La Française a déjà remboursé 45.000 euros au Parlement européen, correspondant à huit mois de salaire d'un de ses assistants, pour lequel elle n'a pu fournir aucune "preuve de travail". "Un aveu", selon ses détracteurs.

"Je n'ai rien reconnu", a-t-elle répondu, niant toute "intention frauduleuse".

Elle a expliqué qu'"il y avait eu des problèmes au moment de (la) démission" de ce collaborateur et qu'elle n'avait pas eu envie de s'"engager dans une procédure de licenciement".

"Notre inquiétude, c'est que sur des questions stratégiques, on ait un commissaire déstabilisé en permanence à cause de questions judiciaires", a expliqué le président de la délégation française du PPE, François-Xavier Bellamy.
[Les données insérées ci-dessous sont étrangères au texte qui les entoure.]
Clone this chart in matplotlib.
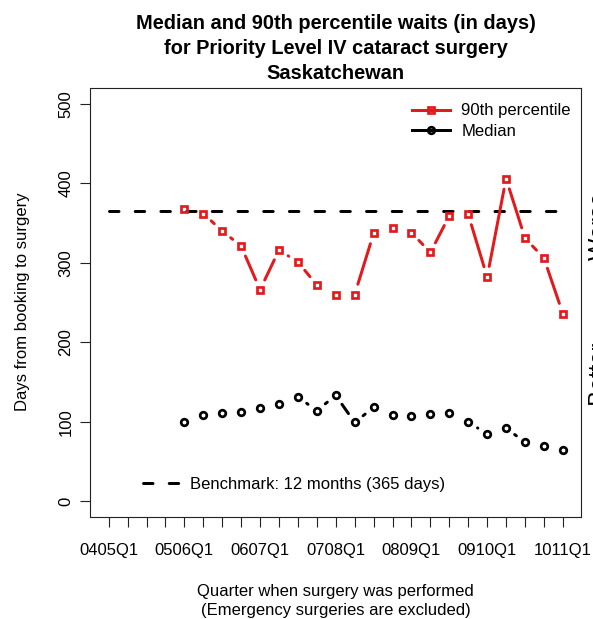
import matplotlib
matplotlib.use("Agg")
import matplotlib.pyplot as plt
import numpy as np

plt.rcParams['font.family'] = ['Liberation Sans', 'DejaVu Sans']
plt.rcParams['lines.scale_dashes'] = False

# ---- data ----
quarters = ['0405Q1', '0405Q2', '0405Q3', '0405Q4',
            '0506Q1', '0506Q2', '0506Q3', '0506Q4',
            '0607Q1', '0607Q2', '0607Q3', '0607Q4',
            '0708Q1', '0708Q2', '0708Q3', '0708Q4',
            '0809Q1', '0809Q2', '0809Q3', '0809Q4',
            '0910Q1', '0910Q2', '0910Q3', '0910Q4',
            '1011Q1']
tick_labels = ['0405Q1', '0506Q1', '0607Q1', '0708Q1', '0809Q1', '0910Q1', '1011Q1']
data_quarters = quarters[4:]
p90 = [368, 362, 340, 321, 266, 316, 301, 272, 259, 260, 337, 344, 338, 313,
       359, 361, 282, 406, 331, 306, 236]
median = [99, 109, 111, 112, 117, 122, 131, 114, 133, 99, 118, 108, 107, 110,
          111, 99, 85, 92, 74, 70, 64]
benchmark = 365
yticks = [0, 100, 200, 300, 400, 500]

RED = '#E3191C'
W, H = 593, 619
fig = plt.figure(figsize=(W / 100, H / 100), dpi=100)
ax = fig.add_axes([90.5 / W, 1 - 517 / H, (581 - 90.5) / W, (517 - 88) / H])

xpos = np.arange(len(quarters))
xd = np.array([quarters.index(q) for q in data_quarters])

ax.set_xlim(-0.96, len(quarters) - 1 + 0.96)
ax.set_ylim(-20, 520)

px = 72 / 100  # points per pixel
LW = 3 * px
SQ_MS, SQ_MEW = 6.8 * px, 2.7 * px
CI_MS, CI_MEW = 6.6 * px, 2.7 * px


def gapped(xs, ys, color, gap_px=10.8):
    """R type='b' style: segments shortened near the points."""
    pts = ax.transData.transform(np.column_stack([xs, ys]))
    inv = ax.transData.inverted()
    for (x0, y0), (x1, y1) in zip(pts[:-1], pts[1:]):
        dx, dy = x1 - x0, y1 - y0
        d = np.hypot(dx, dy)
        if d <= 2 * gap_px:
            continue
        a = inv.transform((x0 + gap_px * dx / d, y0 + gap_px * dy / d))
        b = inv.transform((x1 - gap_px * dx / d, y1 - gap_px * dy / d))
        ax.plot([a[0], b[0]], [a[1], b[1]], color=color, lw=LW,
                solid_capstyle='round', zorder=3)


gapped(xd, p90, RED)
gapped(xd, median, 'black')

ax.plot(xd, p90, linestyle='none', marker='s', ms=SQ_MS, mew=SQ_MEW,
        mec=RED, mfc='none', zorder=4)
ax.plot(xd, median, linestyle='none', marker='o', ms=CI_MS, mew=CI_MEW,
        mec='black', mfc='none', zorder=4)

dash = (0, (12.5 * px - LW, 13.2 * px + LW))
bench_line, = ax.plot([xpos[0], xpos[-1]], [benchmark, benchmark], color='black',
                      lw=LW, linestyle=dash, dash_capstyle='round', zorder=2)

# ---- axes styling ----
for s in ax.spines.values():
    s.set_linewidth(0.8)
    s.set_color('#222222')

ax.set_xticks(xpos)
ax.set_xticklabels([q if q in tick_labels else '' for q in quarters])
ax.set_yticks(yticks)
ax.set_yticklabels([str(v) for v in yticks])
ax.tick_params(axis='both', direction='out', length=10 * px, width=0.8,
               labelsize=12, color='#222222')
ax.tick_params(axis='x', pad=11.7)
ax.tick_params(axis='y', pad=5.0)
for lab in ax.get_yticklabels():
    lab.set_rotation(90)
    lab.set_va('center')
    lab.set_ha('right')

# ---- titles and labels ----
cx = (90.5 + 581) / 2 / W
title_lines = ['Median and 90th percentile waits (in days)',
               'for Priority Level IV cataract surgery',
               'Saskatchewan']
for i, t in enumerate(title_lines):
    fig.text(cx, 1 - (29 + 25 * i) / H, t, ha='center', va='baseline',
             fontsize=14.4, fontweight='bold')

fig.text(cx, 1 - 596 / H, 'Quarter when surgery was performed', ha='center',
         va='baseline', fontsize=12)
fig.text(cx, 1 - 615 / H, '(Emergency surgeries are excluded)', ha='center',
         va='baseline', fontsize=12)
fig.text(27 / W, 1 - 302 / H, 'Days from booking to surgery', rotation=90,
         rotation_mode='anchor', ha='center', va='baseline', fontsize=12)

fig.text(606 / W, 1 - 260 / H, 'Worse \u2192', rotation=90, rotation_mode='anchor',
         ha='left', va='baseline', fontsize=17)
fig.text(606 / W, 1 - 436 / H, '\u2190 Better', rotation=90, rotation_mode='anchor',
         ha='left', va='baseline', fontsize=17)

# ---- legends ----
h1, = ax.plot([], [], color=RED, lw=LW, marker='s', ms=SQ_MS, mew=SQ_MEW,
              mec=RED, mfc='none')
h2, = ax.plot([], [], color='black', lw=LW, marker='o', ms=CI_MS, mew=CI_MEW,
              mec='black', mfc='none')
leg1 = ax.legend([h1, h2], ['90th percentile', 'Median'], loc='upper left',
                 bbox_to_anchor=(412 / W, 1 - 103.5 / H),
                 bbox_transform=fig.transFigure, frameon=False, fontsize=12,
                 borderpad=0, borderaxespad=0, handlelength=2.25,
                 handletextpad=0.7, labelspacing=0.32, numpoints=1)
ax.add_artist(leg1)
hb, = ax.plot([], [], color='black', lw=LW, linestyle=dash, dash_capstyle='round')
ax.legend([hb], ['Benchmark: 12 months (365 days)'], loc='upper left',
          bbox_to_anchor=(143 / W, 1 - 476.5 / H), bbox_transform=fig.transFigure,
          frameon=False, fontsize=12, borderpad=0, borderaxespad=0,
          handlelength=2.25, handletextpad=0.6)

fig.savefig('out.png', dpi=100)
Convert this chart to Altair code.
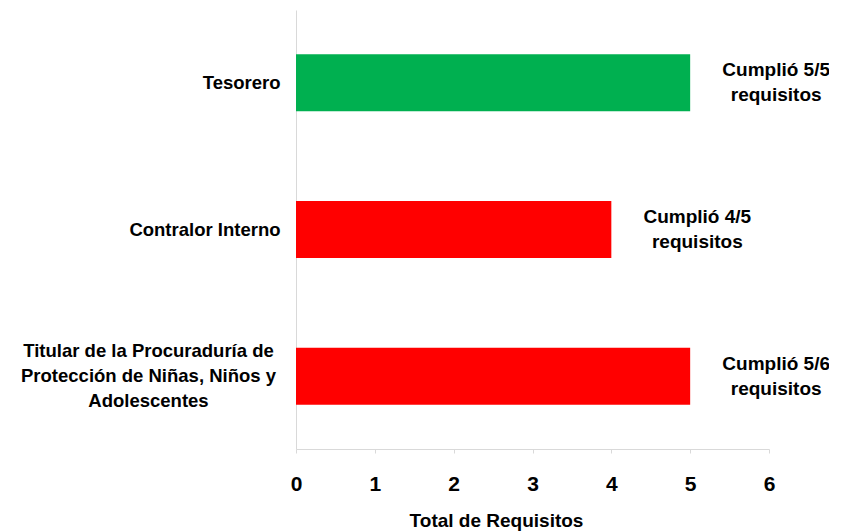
import altair as alt
import pandas as pd

categorias = [
    "Tesorero",
    "Contralor Interno",
    "Titular de la Procuraduría de|Protección de Niñas, Niños y|Adolescentes",
]
cumplidos = [5, 4, 5]
requeridos = [5, 5, 6]

df = pd.DataFrame({
    "cargo": categorias,
    "cumplidos": cumplidos,
    "requeridos": requeridos,
})
df["estado"] = ["Completo" if c == r else "Incompleto" for c, r in zip(cumplidos, requeridos)]
df["etiqueta"] = [f"Cumplió {c}/{r}\nrequisitos" for c, r in zip(cumplidos, requeridos)]

FONT = "Liberation Sans"
titular = categorias[2]
cond = f"datum.value == '{titular}'"

y_enc = alt.Y(
    "cargo:N",
    sort=categorias,
    title=None,
    scale=alt.Scale(paddingInner=0.61, paddingOuter=0.3),
    axis=alt.Axis(
        labelExpr="split(datum.label, '|')",
        labelFont=FONT,
        labelFontSize=18.5,
        labelFontWeight="bold",
        labelColor="#000000",
        labelLineHeight=25,
        labelLimit=400,
        labelAlign={"condition": {"test": cond, "value": "center"}, "value": "right"},
        labelPadding={"condition": {"test": cond, "value": 148}, "value": 16},
        labelOffset={"condition": {"test": cond, "value": -25}, "value": 0},
        labelBaseline="middle",
        ticks=False,
        domainColor="#D9D9D9",
        domainWidth=1,
        grid=False,
    ),
)

x_enc = alt.X(
    "cumplidos:Q",
    scale=alt.Scale(domain=[0, 6], nice=False),
    axis=alt.Axis(
        values=[0, 1, 2, 3, 4, 5, 6],
        format="d",
        title="Total de Requisitos",
        titleFont=FONT,
        titleFontSize=19,
        titleFontWeight="bold",
        titleColor="#000000",
        titleX=200,
        titleY=71,
        titleAlign="center",
        titleBaseline="middle",
        labelFont=FONT,
        labelFontSize=21,
        labelFontWeight="bold",
        labelColor="#000000",
        labelPadding=20,
        labelFlush=False,
        tickSize=4,
        tickColor="#D9D9D9",
        domainColor="#D9D9D9",
        grid=False,
    ),
)

base = alt.Chart(df)

bars = base.mark_bar(size=57).encode(
    y=y_enc,
    x=x_enc,
    color=alt.Color(
        "estado:N",
        scale=alt.Scale(domain=["Completo", "Incompleto"], range=["#00B050", "#FF0000"]),
        legend=None,
    ),
)

textos = base.mark_text(
    align="center",
    baseline="middle",
    dx=86,
    dy=-12.5,
    font=FONT,
    fontSize=19,
    fontWeight="bold",
    color="#000000",
    lineBreak="\n",
    lineHeight=25,
).encode(
    y=alt.Y("cargo:N", sort=categorias),
    x=alt.X("cumplidos:Q"),
    text="etiqueta:N",
)

chart = (
    alt.layer(bars, textos)
    .properties(
        width=473,
        height=439,
        autosize=alt.AutoSizeParams(type="none"),
        padding={"left": 288, "top": 2, "right": 60, "bottom": 82},
        background="#FFFFFF",
    )
    .configure_view(stroke=None)
)

chart.save("out.html", embed_options={"renderer": "svg", "actions": False})
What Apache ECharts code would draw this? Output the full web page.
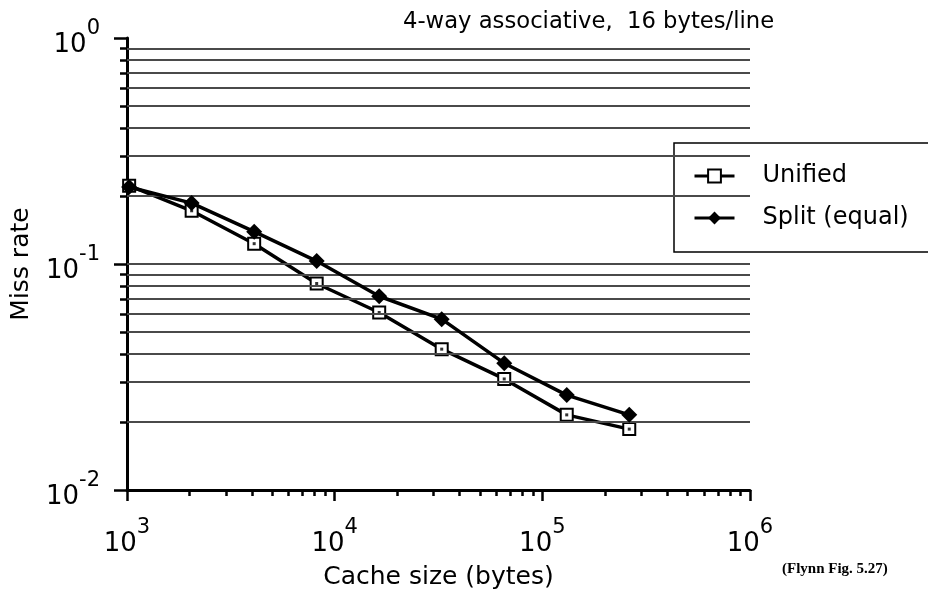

Mme Goulard a également été interrogée sur son travail de "consultante", moyennant "plus de 10.000 euros" mensuels, pour un groupe de réflexion américain, l'institut Berggruen, d'octobre 2013 à janvier 2016, alors même qu'elle était eurodéputée.

"Tout était légal", a-t-elle souligné. "Je conçois que les sommes soient élevées", mais "ça correspond aux conditions qui se pratiquent".

"On demande un comportement exemplaire ou au-dessus de la moyenne pour un commissaire européen et là, c’est très clair qu’elle n’y est pas", a commenté l'eurodéputé belge Marc Botenga, membre de la Gauche unitaire européenne (GUE).

Pour l'institut Berggruen, fondé par le milliardaire germano-américain Nicolas Berggruen -qualifié jadis de financier "vautour" par le magazine Forbes-, Mme Goulard a préparé "des documents d'information", passé des "coups de fil" et aidé à préparer diverses réunions publiques.

"C'est cher payé, mais ils ont acheté son carnet d'adresses", estime une source européenne qui l'a côtoyée.

Chez Renew, l'eurodéputé Stéphane Séjourné à quant à lui regretté que certains "aient fait le choix de nourrir des polémiques".